* Written task
Repeat the material verbatim. Images are excluded from the copy.
=== Information supplied ===
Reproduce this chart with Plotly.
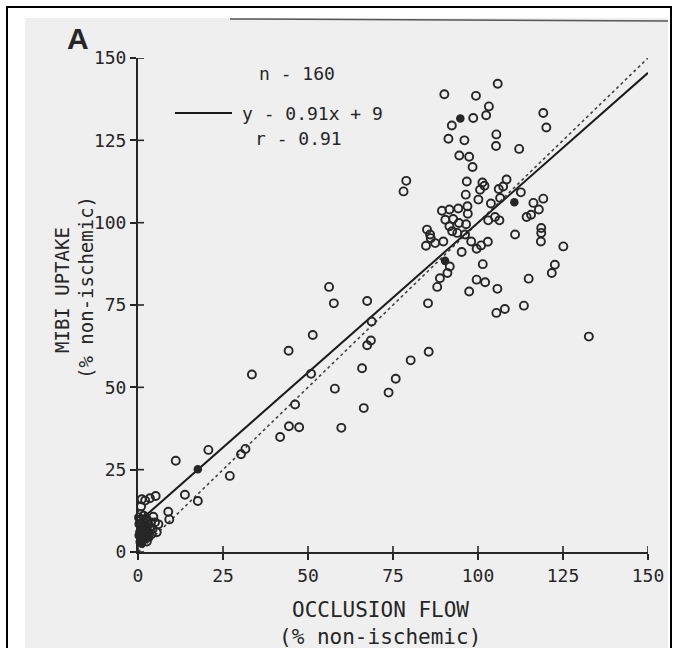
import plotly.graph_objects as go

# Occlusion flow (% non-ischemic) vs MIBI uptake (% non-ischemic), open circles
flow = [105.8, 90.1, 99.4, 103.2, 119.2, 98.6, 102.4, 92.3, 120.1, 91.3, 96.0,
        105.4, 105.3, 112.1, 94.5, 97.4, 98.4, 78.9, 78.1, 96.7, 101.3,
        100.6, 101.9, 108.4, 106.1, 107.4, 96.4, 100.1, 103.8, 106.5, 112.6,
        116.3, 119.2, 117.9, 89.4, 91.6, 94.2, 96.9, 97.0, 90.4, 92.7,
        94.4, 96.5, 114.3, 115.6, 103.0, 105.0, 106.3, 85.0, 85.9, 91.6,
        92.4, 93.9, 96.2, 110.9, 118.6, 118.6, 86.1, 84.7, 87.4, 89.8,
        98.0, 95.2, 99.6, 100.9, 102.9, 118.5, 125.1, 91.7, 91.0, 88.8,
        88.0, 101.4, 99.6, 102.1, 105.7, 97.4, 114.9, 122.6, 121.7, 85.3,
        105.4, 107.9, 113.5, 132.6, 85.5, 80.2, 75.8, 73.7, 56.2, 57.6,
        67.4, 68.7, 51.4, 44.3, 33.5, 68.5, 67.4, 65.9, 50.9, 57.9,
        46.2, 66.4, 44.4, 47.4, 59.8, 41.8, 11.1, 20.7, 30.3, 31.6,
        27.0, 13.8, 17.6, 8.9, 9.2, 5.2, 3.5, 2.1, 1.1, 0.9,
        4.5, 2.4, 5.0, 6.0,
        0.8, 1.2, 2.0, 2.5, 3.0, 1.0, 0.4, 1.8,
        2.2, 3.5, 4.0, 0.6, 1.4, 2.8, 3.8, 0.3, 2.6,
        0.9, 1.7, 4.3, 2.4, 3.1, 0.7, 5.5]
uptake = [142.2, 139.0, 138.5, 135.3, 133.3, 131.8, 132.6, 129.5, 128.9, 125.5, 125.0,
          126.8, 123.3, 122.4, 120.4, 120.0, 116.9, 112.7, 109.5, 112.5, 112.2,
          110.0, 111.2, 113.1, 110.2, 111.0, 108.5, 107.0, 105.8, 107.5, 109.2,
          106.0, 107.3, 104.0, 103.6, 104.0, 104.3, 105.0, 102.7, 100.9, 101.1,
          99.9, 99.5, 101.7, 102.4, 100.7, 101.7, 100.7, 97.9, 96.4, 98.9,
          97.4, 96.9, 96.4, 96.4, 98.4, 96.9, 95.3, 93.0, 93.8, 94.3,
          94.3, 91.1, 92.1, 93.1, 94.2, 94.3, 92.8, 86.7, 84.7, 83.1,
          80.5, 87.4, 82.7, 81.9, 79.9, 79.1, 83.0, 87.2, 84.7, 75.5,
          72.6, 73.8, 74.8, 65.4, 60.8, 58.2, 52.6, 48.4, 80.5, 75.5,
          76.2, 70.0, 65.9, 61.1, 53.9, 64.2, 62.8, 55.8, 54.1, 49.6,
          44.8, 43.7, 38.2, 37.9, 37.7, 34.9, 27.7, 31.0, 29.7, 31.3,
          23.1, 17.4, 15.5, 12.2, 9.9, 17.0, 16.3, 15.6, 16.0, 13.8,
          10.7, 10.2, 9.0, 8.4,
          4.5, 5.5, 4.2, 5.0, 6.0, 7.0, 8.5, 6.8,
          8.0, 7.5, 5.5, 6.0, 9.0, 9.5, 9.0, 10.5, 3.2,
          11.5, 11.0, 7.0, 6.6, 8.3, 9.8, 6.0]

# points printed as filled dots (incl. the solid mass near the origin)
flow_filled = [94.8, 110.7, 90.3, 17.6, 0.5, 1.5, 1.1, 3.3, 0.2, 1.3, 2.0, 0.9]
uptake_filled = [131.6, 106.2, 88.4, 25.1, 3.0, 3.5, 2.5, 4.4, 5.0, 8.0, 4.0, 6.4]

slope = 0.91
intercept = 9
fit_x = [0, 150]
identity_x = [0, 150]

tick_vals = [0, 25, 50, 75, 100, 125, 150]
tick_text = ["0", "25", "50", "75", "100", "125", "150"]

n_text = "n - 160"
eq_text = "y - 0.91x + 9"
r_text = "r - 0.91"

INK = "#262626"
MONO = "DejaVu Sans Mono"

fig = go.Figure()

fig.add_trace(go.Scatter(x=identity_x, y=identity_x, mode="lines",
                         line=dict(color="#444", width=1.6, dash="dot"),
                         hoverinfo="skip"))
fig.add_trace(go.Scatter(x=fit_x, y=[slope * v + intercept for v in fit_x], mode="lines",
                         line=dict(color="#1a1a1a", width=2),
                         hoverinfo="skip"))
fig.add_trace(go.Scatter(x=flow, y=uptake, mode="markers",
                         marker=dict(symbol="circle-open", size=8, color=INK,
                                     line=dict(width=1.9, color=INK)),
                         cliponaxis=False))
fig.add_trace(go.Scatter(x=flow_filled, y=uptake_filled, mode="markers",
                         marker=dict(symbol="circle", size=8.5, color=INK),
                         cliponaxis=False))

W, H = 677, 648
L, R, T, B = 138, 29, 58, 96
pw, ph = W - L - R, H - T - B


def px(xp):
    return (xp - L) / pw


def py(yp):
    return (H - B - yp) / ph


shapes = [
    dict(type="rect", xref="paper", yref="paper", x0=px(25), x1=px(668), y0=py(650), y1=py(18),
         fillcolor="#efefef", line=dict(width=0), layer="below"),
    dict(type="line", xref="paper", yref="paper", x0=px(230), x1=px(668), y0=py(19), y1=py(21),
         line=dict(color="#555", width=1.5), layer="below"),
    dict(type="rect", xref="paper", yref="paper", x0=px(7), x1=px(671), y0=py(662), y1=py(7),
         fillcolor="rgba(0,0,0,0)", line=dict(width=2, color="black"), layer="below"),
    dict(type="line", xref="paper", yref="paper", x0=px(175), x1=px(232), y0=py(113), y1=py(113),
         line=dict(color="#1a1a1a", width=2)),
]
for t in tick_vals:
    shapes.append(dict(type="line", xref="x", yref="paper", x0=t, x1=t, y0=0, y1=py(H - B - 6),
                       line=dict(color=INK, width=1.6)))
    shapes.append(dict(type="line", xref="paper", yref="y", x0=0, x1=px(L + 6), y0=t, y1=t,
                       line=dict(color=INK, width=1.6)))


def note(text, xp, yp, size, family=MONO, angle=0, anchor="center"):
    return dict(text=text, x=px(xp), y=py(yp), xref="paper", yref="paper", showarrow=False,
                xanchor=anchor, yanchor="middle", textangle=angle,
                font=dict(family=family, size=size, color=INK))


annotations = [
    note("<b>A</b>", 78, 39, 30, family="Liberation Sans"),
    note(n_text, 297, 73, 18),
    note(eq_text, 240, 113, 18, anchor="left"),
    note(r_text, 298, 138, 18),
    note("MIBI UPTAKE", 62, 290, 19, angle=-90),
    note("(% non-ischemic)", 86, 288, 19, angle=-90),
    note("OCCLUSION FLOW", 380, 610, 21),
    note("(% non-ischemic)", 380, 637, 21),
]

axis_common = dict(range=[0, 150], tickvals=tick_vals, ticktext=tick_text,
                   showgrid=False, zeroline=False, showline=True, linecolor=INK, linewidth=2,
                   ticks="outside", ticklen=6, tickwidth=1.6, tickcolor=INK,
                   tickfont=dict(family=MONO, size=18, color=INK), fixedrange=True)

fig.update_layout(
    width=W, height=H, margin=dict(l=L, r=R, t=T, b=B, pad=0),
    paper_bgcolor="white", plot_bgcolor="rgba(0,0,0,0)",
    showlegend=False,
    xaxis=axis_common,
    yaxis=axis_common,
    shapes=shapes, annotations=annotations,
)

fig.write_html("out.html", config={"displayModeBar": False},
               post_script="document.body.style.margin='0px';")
===
* Output below
Reproduce this chart with Plotly.
import plotly.graph_objects as go

# Occlusion flow (% non-ischemic) vs MIBI uptake (% non-ischemic), open circles
flow = [105.8, 90.1, 99.4, 103.2, 119.2, 98.6, 102.4, 92.3, 120.1, 91.3, 96.0,
        105.4, 105.3, 112.1, 94.5, 97.4, 98.4, 78.9, 78.1, 96.7, 101.3,
        100.6, 101.9, 108.4, 106.1, 107.4, 96.4, 100.1, 103.8, 106.5, 112.6,
        116.3, 119.2, 117.9, 89.4, 91.6, 94.2, 96.9, 97.0, 90.4, 92.7,
        94.4, 96.5, 114.3, 115.6, 103.0, 105.0, 106.3, 85.0, 85.9, 91.6,
        92.4, 93.9, 96.2, 110.9, 118.6, 118.6, 86.1, 84.7, 87.4, 89.8,
        98.0, 95.2, 99.6, 100.9, 102.9, 118.5, 125.1, 91.7, 91.0, 88.8,
        88.0, 101.4, 99.6, 102.1, 105.7, 97.4, 114.9, 122.6, 121.7, 85.3,
        105.4, 107.9, 113.5, 132.6, 85.5, 80.2, 75.8, 73.7, 56.2, 57.6,
        67.4, 68.7, 51.4, 44.3, 33.5, 68.5, 67.4, 65.9, 50.9, 57.9,
        46.2, 66.4, 44.4, 47.4, 59.8, 41.8, 11.1, 20.7, 30.3, 31.6,
        27.0, 13.8, 17.6, 8.9, 9.2, 5.2, 3.5, 2.1, 1.1, 0.9,
        4.5, 2.4, 5.0, 6.0,
        0.8, 1.2, 2.0, 2.5, 3.0, 1.0, 0.4, 1.8,
        2.2, 3.5, 4.0, 0.6, 1.4, 2.8, 3.8, 0.3, 2.6,
        0.9, 1.7, 4.3, 2.4, 3.1, 0.7, 5.5]
uptake = [142.2, 139.0, 138.5, 135.3, 133.3, 131.8, 132.6, 129.5, 128.9, 125.5, 125.0,
          126.8, 123.3, 122.4, 120.4, 120.0, 116.9, 112.7, 109.5, 112.5, 112.2,
          110.0, 111.2, 113.1, 110.2, 111.0, 108.5, 107.0, 105.8, 107.5, 109.2,
          106.0, 107.3, 104.0, 103.6, 104.0, 104.3, 105.0, 102.7, 100.9, 101.1,
          99.9, 99.5, 101.7, 102.4, 100.7, 101.7, 100.7, 97.9, 96.4, 98.9,
          97.4, 96.9, 96.4, 96.4, 98.4, 96.9, 95.3, 93.0, 93.8, 94.3,
          94.3, 91.1, 92.1, 93.1, 94.2, 94.3, 92.8, 86.7, 84.7, 83.1,
          80.5, 87.4, 82.7, 81.9, 79.9, 79.1, 83.0, 87.2, 84.7, 75.5,
          72.6, 73.8, 74.8, 65.4, 60.8, 58.2, 52.6, 48.4, 80.5, 75.5,
          76.2, 70.0, 65.9, 61.1, 53.9, 64.2, 62.8, 55.8, 54.1, 49.6,
          44.8, 43.7, 38.2, 37.9, 37.7, 34.9, 27.7, 31.0, 29.7, 31.3,
          23.1, 17.4, 15.5, 12.2, 9.9, 17.0, 16.3, 15.6, 16.0, 13.8,
          10.7, 10.2, 9.0, 8.4,
          4.5, 5.5, 4.2, 5.0, 6.0, 7.0, 8.5, 6.8,
          8.0, 7.5, 5.5, 6.0, 9.0, 9.5, 9.0, 10.5, 3.2,
          11.5, 11.0, 7.0, 6.6, 8.3, 9.8, 6.0]

# points printed as filled dots (incl. the solid mass near the origin)
flow_filled = [94.8, 110.7, 90.3, 17.6, 0.5, 1.5, 1.1, 3.3, 0.2, 1.3, 2.0, 0.9]
uptake_filled = [131.6, 106.2, 88.4, 25.1, 3.0, 3.5, 2.5, 4.4, 5.0, 8.0, 4.0, 6.4]

slope = 0.91
intercept = 9
fit_x = [0, 150]
identity_x = [0, 150]

tick_vals = [0, 25, 50, 75, 100, 125, 150]
tick_text = ["0", "25", "50", "75", "100", "125", "150"]

n_text = "n - 160"
eq_text = "y - 0.91x + 9"
r_text = "r - 0.91"

INK = "#262626"
MONO = "DejaVu Sans Mono"

fig = go.Figure()

fig.add_trace(go.Scatter(x=identity_x, y=identity_x, mode="lines",
                         line=dict(color="#444", width=1.6, dash="dot"),
                         hoverinfo="skip"))
fig.add_trace(go.Scatter(x=fit_x, y=[slope * v + intercept for v in fit_x], mode="lines",
                         line=dict(color="#1a1a1a", width=2),
                         hoverinfo="skip"))
fig.add_trace(go.Scatter(x=flow, y=uptake, mode="markers",
                         marker=dict(symbol="circle-open", size=8, color=INK,
                                     line=dict(width=1.9, color=INK)),
                         cliponaxis=False))
fig.add_trace(go.Scatter(x=flow_filled, y=uptake_filled, mode="markers",
                         marker=dict(symbol="circle", size=8.5, color=INK),
                         cliponaxis=False))

W, H = 677, 648
L, R, T, B = 138, 29, 58, 96
pw, ph = W - L - R, H - T - B


def px(xp):
    return (xp - L) / pw


def py(yp):
    return (H - B - yp) / ph


shapes = [
    dict(type="rect", xref="paper", yref="paper", x0=px(25), x1=px(668), y0=py(650), y1=py(18),
         fillcolor="#efefef", line=dict(width=0), layer="below"),
    dict(type="line", xref="paper", yref="paper", x0=px(230), x1=px(668), y0=py(19), y1=py(21),
         line=dict(color="#555", width=1.5), layer="below"),
    dict(type="rect", xref="paper", yref="paper", x0=px(7), x1=px(671), y0=py(662), y1=py(7),
         fillcolor="rgba(0,0,0,0)", line=dict(width=2, color="black"), layer="below"),
    dict(type="line", xref="paper", yref="paper", x0=px(175), x1=px(232), y0=py(113), y1=py(113),
         line=dict(color="#1a1a1a", width=2)),
]
for t in tick_vals:
    shapes.append(dict(type="line", xref="x", yref="paper", x0=t, x1=t, y0=0, y1=py(H - B - 6),
                       line=dict(color=INK, width=1.6)))
    shapes.append(dict(type="line", xref="paper", yref="y", x0=0, x1=px(L + 6), y0=t, y1=t,
                       line=dict(color=INK, width=1.6)))


def note(text, xp, yp, size, family=MONO, angle=0, anchor="center"):
    return dict(text=text, x=px(xp), y=py(yp), xref="paper", yref="paper", showarrow=False,
                xanchor=anchor, yanchor="middle", textangle=angle,
                font=dict(family=family, size=size, color=INK))


annotations = [
    note("<b>A</b>", 78, 39, 30, family="Liberation Sans"),
    note(n_text, 297, 73, 18),
    note(eq_text, 240, 113, 18, anchor="left"),
    note(r_text, 298, 138, 18),
    note("MIBI UPTAKE", 62, 290, 19, angle=-90),
    note("(% non-ischemic)", 86, 288, 19, angle=-90),
    note("OCCLUSION FLOW", 380, 610, 21),
    note("(% non-ischemic)", 380, 637, 21),
]

axis_common = dict(range=[0, 150], tickvals=tick_vals, ticktext=tick_text,
                   showgrid=False, zeroline=False, showline=True, linecolor=INK, linewidth=2,
                   ticks="outside", ticklen=6, tickwidth=1.6, tickcolor=INK,
                   tickfont=dict(family=MONO, size=18, color=INK), fixedrange=True)

fig.update_layout(
    width=W, height=H, margin=dict(l=L, r=R, t=T, b=B, pad=0),
    paper_bgcolor="white", plot_bgcolor="rgba(0,0,0,0)",
    showlegend=False,
    xaxis=axis_common,
    yaxis=axis_common,
    shapes=shapes, annotations=annotations,
)

fig.write_html("out.html", config={"displayModeBar": False},
               post_script="document.body.style.margin='0px';")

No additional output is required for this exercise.